Friday, May 29, 2009

The Lebanese Army: A National Institution in a Divided Society

Oren Barak, author of The Lebanese Army, recently wrote about his new book for Middle East Strategy at Harvard. MESH "invites selected authors to offer original first-person statements on their new books—why and how they wrote them, and what impact they hope and expect to achieve." Oren's piece begins:

The puzzle that my book grapples with might be familiar to those who have seen Monty Python and the Holy Grail, a movie that came out in 1975, the same year that Lebanon’s civil war broke out:


Cart Master: Bring out yer dead.

[A customer puts a body on the cart]

Customer: Here’s one.

Cart Master: That’ll be ninepence.

Dead Person: I’m not dead.

Cart Master: What?

Customer: Nothing. There’s your ninepence.

Dead Person: I’m not dead.

Cart Master: ‘Ere, he says he’s not dead.

Customer: Yes he is.

Dead Person: I’m not.

Cart Master: He isn’t.

Customer: Well, he will be soon, he’s very ill.

Dead Person: I’m getting better.

Customer: No you’re not, you’ll be stone dead in a moment…
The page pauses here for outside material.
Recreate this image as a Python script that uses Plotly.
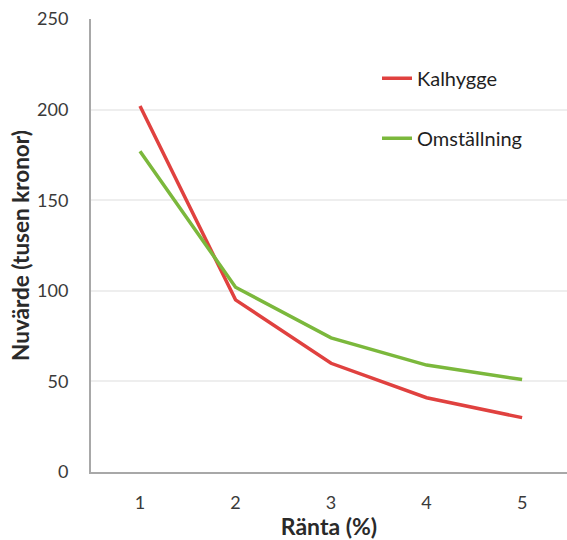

The “Dead Person” is Lebanon and the puzzle is how did this state, which so many observers had referred to as a “non-state state” (or a “failed state,” to use a more up-to-date term), manage to endure despite the long and devastating conflict (1975–90) and be resuscitated in its aftermath. The book suggests that the Lebanese Army has played a significant role in Lebanon’s survival.